When a desperate mom (I say this 110% seriously after seeing this in action yesterday I can only IMAGINE how terrifying flying with alone with a baby must be) asks you to help out and make the formula what do heroes do they? They make that fucking formula! Hell, I felt like Emeril Lagasse throwing together the extremely complex recipe of 3 scoops of some odd powder & a few ounces of water into a baby bottle. Within minutes my new friend Abby (We'll call the baby Abby since I don't wanna say her real name #HeroShit) was fed & asleep for an hour or 2. 

 

 

I will say the even scarier part was once Abby woke up & kept staring me down giggling I had to react. As I said in that clip I'm literally never around babies. I've had more brussel sprouts in my life than conversations with babies.

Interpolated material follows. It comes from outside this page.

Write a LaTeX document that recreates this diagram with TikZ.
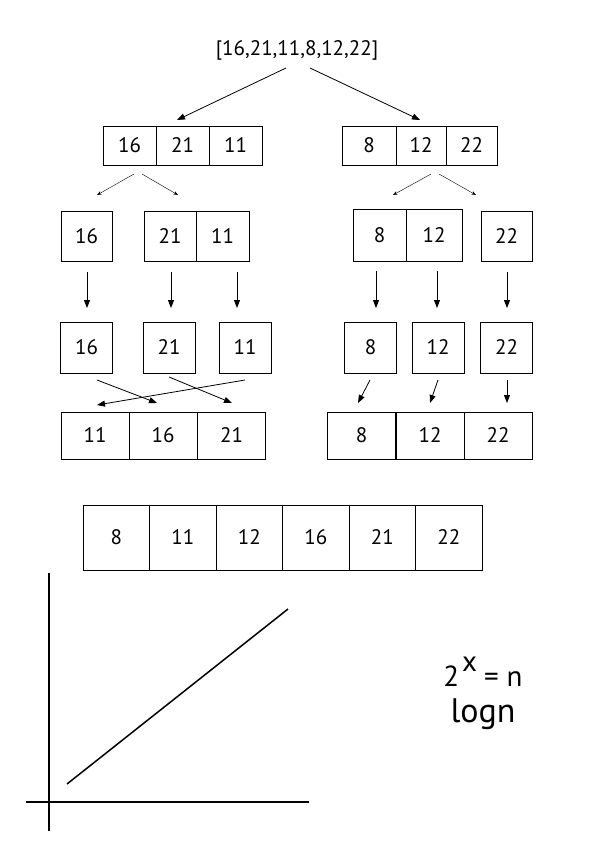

And I hate brussel sprouts! Eventually I figured out how to do a nice wave and had her laughing more than parents watching Eddie Murphy's 'Delirious' for the 10,000th time. I didn't even care that I had to pay attention to her instead of watching final Black Panther fight between Killmonger & T'Challa, it was quite fun! 

Once we hit our landing at LaGuardia the heroic acts continued. I did a few push-ups, jumping jacks, and arm curls before carrying the moms bags, Abby's 2 blankets, and her STROLLER off the flight. It was a humbling experience to be a Dad for 3 hours & now I think I kinda wanna be a dad? Ladies, my DMs are open.